AI-Generated Artwork That Spurred Controversy Can’t Be Copyrighted, US Officials Say
An AI-generated image that won an image competition at the Colorado State Fair last year, spurring many to sound off online, cannot be copyrighted because of the way it was made, the US Copyright Office Review Board said last week.
In a decision released on Tuesday, the office explained that its decision rested largely on the extent to which Midjourney had been involved in the image’s creation.
Had its maker, Jason M. Allen, enlisted Midjourney in minimal, negligible ways, he could still be said to be its human author, the office wrote. But because Midjourney was utilized so extensively, it did not meet the criteria for receiving a copyright.
“If all of a work’s ‘traditional elements of authorship’ were produced by a machine, the work lacks human authorship, and the Office will not register it,” the decision reads. “If, however, a work containing AI-generated material also contains sufficient human authorship to support a claim to copyright, then the Office will register the human’s contributions.”
The artwork, titled Théâtre D’opéra Spatial, depicts a view of several performers on a stage, as though seen from the point of view of a cast member looking out toward the audience.

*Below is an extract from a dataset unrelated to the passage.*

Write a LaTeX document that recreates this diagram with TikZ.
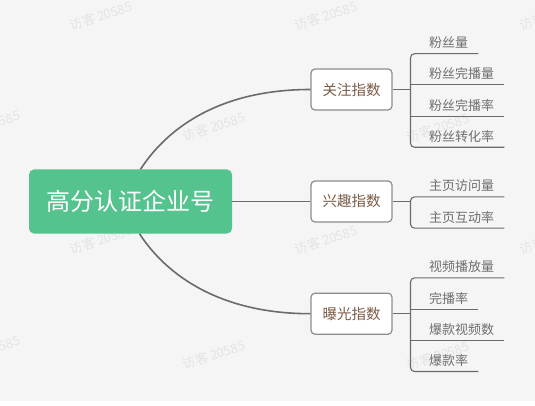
\documentclass[tikz,border=0pt]{standalone}
\usepackage{fontspec}
\setmainfont{Noto Sans CJK SC}
\definecolor{bgcol}{HTML}{F5F5F5}
\definecolor{rootgreen}{HTML}{55C38D}
\definecolor{linecol}{HTML}{6B6B6B}
\definecolor{boxline}{HTML}{8C8C8C}
\definecolor{branchtext}{HTML}{7A5C46}
\definecolor{leaftext}{HTML}{6E6E6E}
\definecolor{wmcol}{HTML}{E4E4E4}
\tikzset{
  root/.style={fill=rootgreen, text=white, rounded corners=5pt, minimum width=203pt, minimum height=64pt, font=\fontsize{24}{28}\selectfont},
  branch/.style={draw=boxline, fill=white, line width=1.2pt, rounded corners=4pt, text=branchtext, minimum width=81pt, minimum height=41pt, font=\fontsize{14.5}{17}\selectfont},
  leaf/.style={anchor=west, inner xsep=10pt, inner ysep=0pt, minimum height=21.6pt, text=leaftext, font=\fontsize{13}{15}\selectfont},
  trunk/.style={draw=linecol, line width=1.6pt},
  twig/.style={draw=linecol, line width=1.1pt},
  wmark/.style={text=wmcol, rotate=18, font=\fontsize{13}{15}\selectfont}
}
\begin{document}
\begin{tikzpicture}[x=1pt,y=-1pt]
\clip (0,0) rectangle (535,406);
\fill[bgcol] (0,0) rectangle (535,401);
%\draw[red] (0,0) grid[step=50] (535,406);
\foreach \wx/\wy in {101/16, 326/16, 551/16, -11/125, 214/127, 438/128, 101/240, 326/240, 551/240, -11/350, 214/355, 438/356}
  \node[wmark] at (\wx,\wy) {访客 20585};

\node[root] (root) at (130.5,201.5) {高分认证企业号};
\node[branch] (guanzhu) at (351.5,89.5) {关注指数};
\node[branch] (xingqu) at (351.5,201.5) {兴趣指数};
\node[branch] (baoguang) at (351.5,313.7) {曝光指数};

\draw[trunk] ([xshift=10pt]root.north) .. controls +(27.2,-41.9) and +(-90,0) .. (guanzhu.west);
\draw[trunk] (root.east) -- (xingqu.west);
\draw[trunk] ([xshift=9pt]root.south) .. controls +(27.2,41.9) and +(-90,0) .. (baoguang.west);

\coordinate (gzfork) at (410.5,89.5);
\coordinate (xqfork) at (410.5,201.5);
\coordinate (bgfork) at (410.5,313.7);

\foreach \t [count=\i] in {粉丝量,粉丝完播量,粉丝完播率,粉丝转化率}
  \node[leaf] (gz\i) at (419,89.5+31.2*\i-78) {\t};
\foreach \t [count=\i] in {主页访问量,主页互动率}
  \node[leaf] (xq\i) at (419,201.5+31.2*\i-46.8) {\t};
\foreach \t [count=\i] in {视频播放量,完播率,爆款视频数,爆款率}
  \node[leaf] (bg\i) at (419,313.7+31.2*\i-78) {\t};

\draw[twig] (guanzhu.east) -- (gzfork);
\draw[twig] (xingqu.east) -- (xqfork);
\draw[twig] (baoguang.east) -- (bgfork);

\draw[twig,rounded corners=4pt] (gz1.south east) -- (gzfork |- gz1.south) -- (gzfork |- gz4.south) -- (gz4.south east);
\draw[twig,rounded corners=4pt] (xq1.south east) -- (xqfork |- xq1.south) -- (xqfork |- xq2.south) -- (xq2.south east);
\draw[twig,rounded corners=4pt] (bg1.south east) -- (bgfork |- bg1.south) -- (bgfork |- bg4.south) -- (bg4.south east);
\foreach \i in {2,3}
  \draw[twig] (gzfork |- gz\i.south) -- (gz\i.south east);
\foreach \i in {2,3}
  \draw[twig] (bgfork |- bg\i.south) -- (bg\i.south east);
\end{tikzpicture}
\end{document}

They perform before a giant aperture through which can be seen the hints of a fantastical city.
When Allen’s work won the top prize in the digital category for art at the Colorado State Fair in 2022, many said they were anxious about a time in which AI art could receive such an honor. Allen defended the work, saying, “I wanted to make a statement using artificial intelligence artwork. I feel like I accomplished that, and I’m not going to apologize for it.”
In the year since then, others have tried to point out the contradictions inherent in AI-generated art being stacked up against human-produced work. One artist even submitted an AI-generated piece to a Sony-sponsored photography prize, then forfeited his award once he won.

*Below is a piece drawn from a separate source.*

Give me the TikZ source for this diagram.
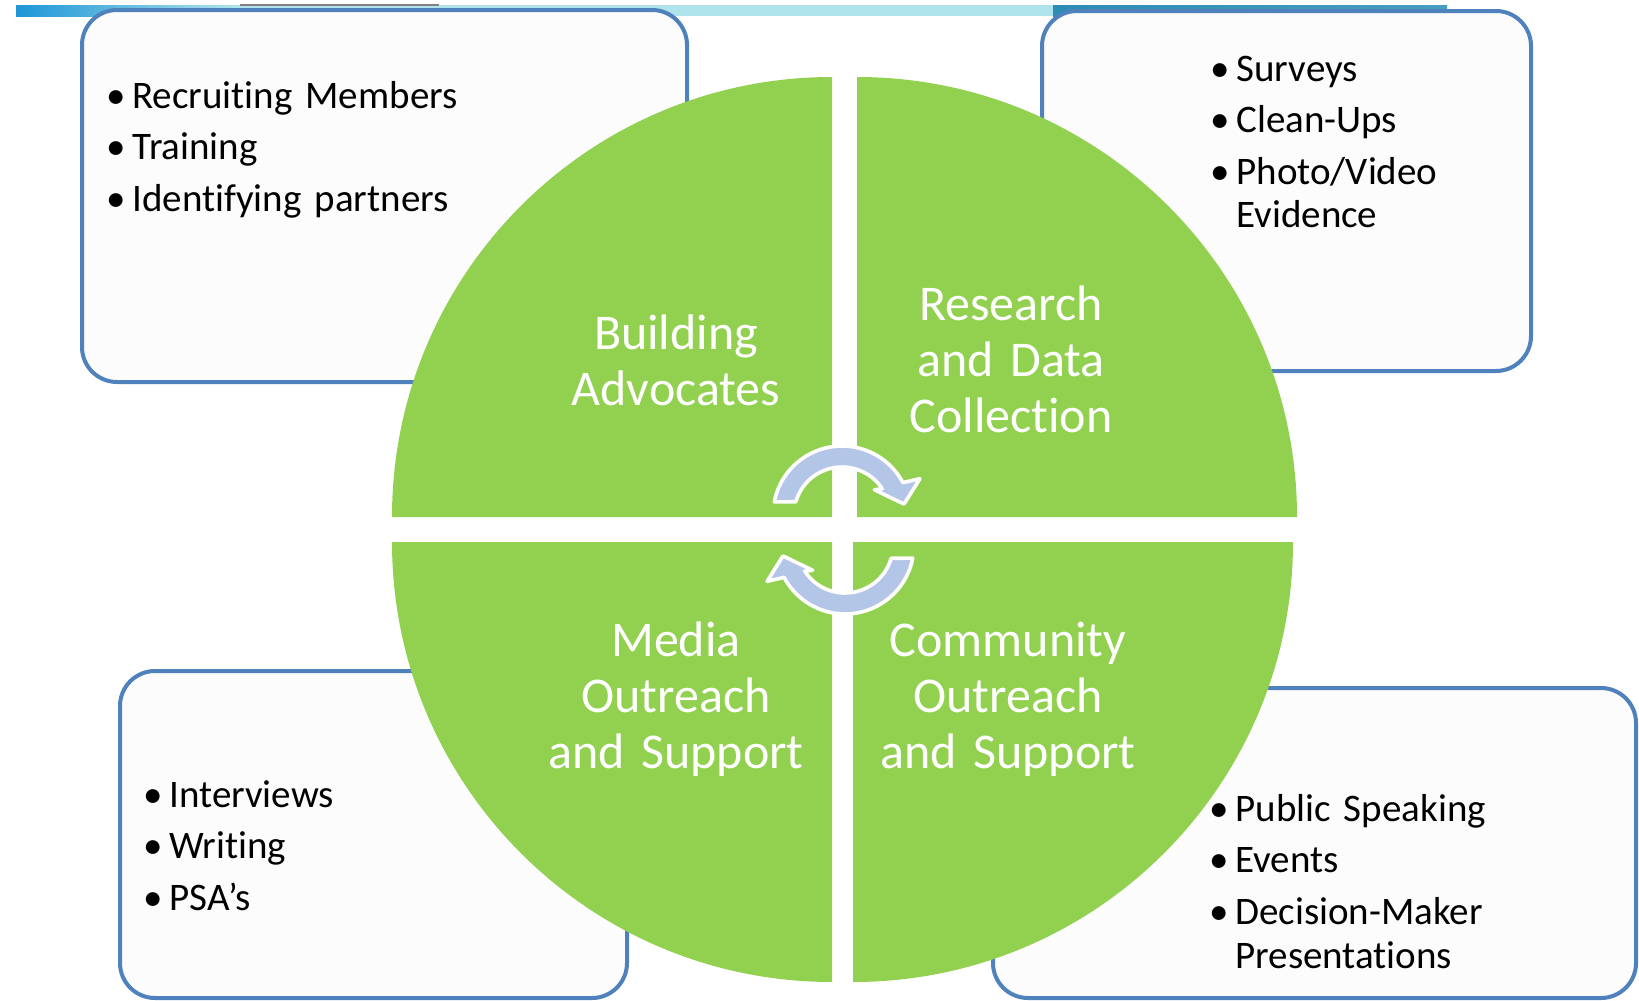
\documentclass[tikz,border=0pt]{standalone}
\usepackage{fontspec}
\setmainfont{Carlito}[RawFeature={-liga;-clig;-calt}]
\usepackage{tikz}
\usepackage{xcolor}
\definecolor{quadgreen}{RGB}{146,208,80}
\definecolor{boxblue}{RGB}{79,129,189}
\definecolor{boxfill}{RGB}{252,252,252}
\definecolor{cycleblue}{RGB}{180,198,231}
\definecolor{barblue}{RGB}{30,150,215}
\definecolor{barcyan}{RGB}{175,228,236}
\definecolor{barteal}{RGB}{45,140,180}
\newcommand{\bul}[1]{\makebox[8pt][c]{\textbullet}\hspace{4pt}#1}
\tikzset{
  listbox/.style={draw=boxblue,fill=boxfill,line width=2pt,rounded corners=17.5pt},
  quadrant/.style={fill=quadgreen},
  quadlabel/.style={anchor=base,text=white,align=center,text width=200pt,inner sep=0pt,font=\fontsize{25}{28}\selectfont},
  bullets/.style={anchor=base west,align=left,text width=220pt,inner sep=0pt,font=\fontsize{19.5}{22}\selectfont},
  cyclearrow/.style={fill=cycleblue,draw=white,line width=1.8pt,line join=round}
}

\begin{document}
\begin{tikzpicture}[x=0.5pt,y=-0.5pt]
            \useasboundingbox (0,0) rectangle (1639,1001);
            \clip (0,0) rectangle (1639,1001);
            \fill[white] (0,0) rectangle (1639,1001);
            \shade[left color=barblue,right color=barcyan] (16,5) rectangle (240,16);
            \fill[barcyan] (240,5) rectangle (1053,16);
            \shade[left color=barteal,right color=barteal!80!barcyan] (1053,5) rectangle (1447,16);
            \draw[gray,line width=1pt] (240,5) -- (439,5);
            \draw[listbox] (82,10) rectangle (687,382);
            \draw[listbox] (1042,11) rectangle (1531,371);
            \draw[listbox] (120,671) rectangle (627,998);
            \draw[listbox] (993,688) rectangle (1636,998);
            \fill[quadrant] (832,517) -- ++(180:440) arc[start angle=180,end angle=270,radius=440] -- cycle;
            \fill[quadrant] (857,517) -- ++(0:440) arc[start angle=0,end angle=-90,radius=440] -- cycle;
            \fill[quadrant] (832,542) -- ++(180:440) arc[start angle=180,end angle=90,radius=440] -- cycle;
            \fill[quadrant] (853,542) -- ++(0:440) arc[start angle=0,end angle=90,radius=440] -- cycle;
            \draw[cyclearrow,shift={(842,515)}] (-169:69) arc[start angle=-169,end angle=-28,radius=69] -- (-25:86) -- (-10:63) -- (-38:41) -- (-33:48) arc[start angle=-33,end angle=-164,radius=48] -- cycle;
            \draw[cyclearrow,shift={(845,545)}] (11:69) arc[start angle=11,end angle=152,radius=69] -- (155:86) -- (170:63) -- (142:41) -- (147:48) arc[start angle=147,end angle=16,radius=48] -- cycle;
            \node[quadlabel] (build) at (676,349) {Building\\Advocates};
            \node[quadlabel] (research) at (1011,320) {Research\\and Data\\Collection};
            \node[quadlabel] (media) at (676,656) {Media\\Outreach\\and Support};
            \node[quadlabel] (community) at (1008,656) {Community\\Outreach\\and Support};
            \node[bullets] (buildlist) at (108,108) {\bul{Recruiting Members}\\[3.75pt]\bul{Training}\\[3.75pt]\bul{Identifying partners}};
            \node[bullets] (researchlist) at (1212,81) {\bul{Surveys}\\[3.75pt]\bul{Clean-Ups}\\[3.75pt]\bul{Photo/Video}\\\hspace*{12pt}Evidence};
            \node[bullets] (medialist) at (145,807) {\bul{Interviews}\\[3.75pt]\bul{Writing}\\[3.75pt]\bul{PSA’s}};
            \node[bullets] (communitylist) at (1211,821) {\bul{Public Speaking}\\[3.75pt]\bul{Events}\\[3.75pt]\bul{Decision-Maker}\\\hspace*{12pt}Presentations};
        \end{tikzpicture}
\end{document}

Allen had attempted to create a case that he had played an organic role in his creation. After generating the image in Midjourney, he said, he made changes to it in Photoshop, then scaled it up using Gigapixel AI.
“In the Board’s view,” the decision said, “Mr. Allen’s actions as described do not make him the author of the Midjourney Image because his sole contribution to the Midjourney Image was inputting the text
prompt that produced it.”
The artist, meanwhile, has continued to seize on the attention paid to the artwork. He is planning to sell limited-edition versions of the image through his website starting on Wednesday; he has priced them at $500 each.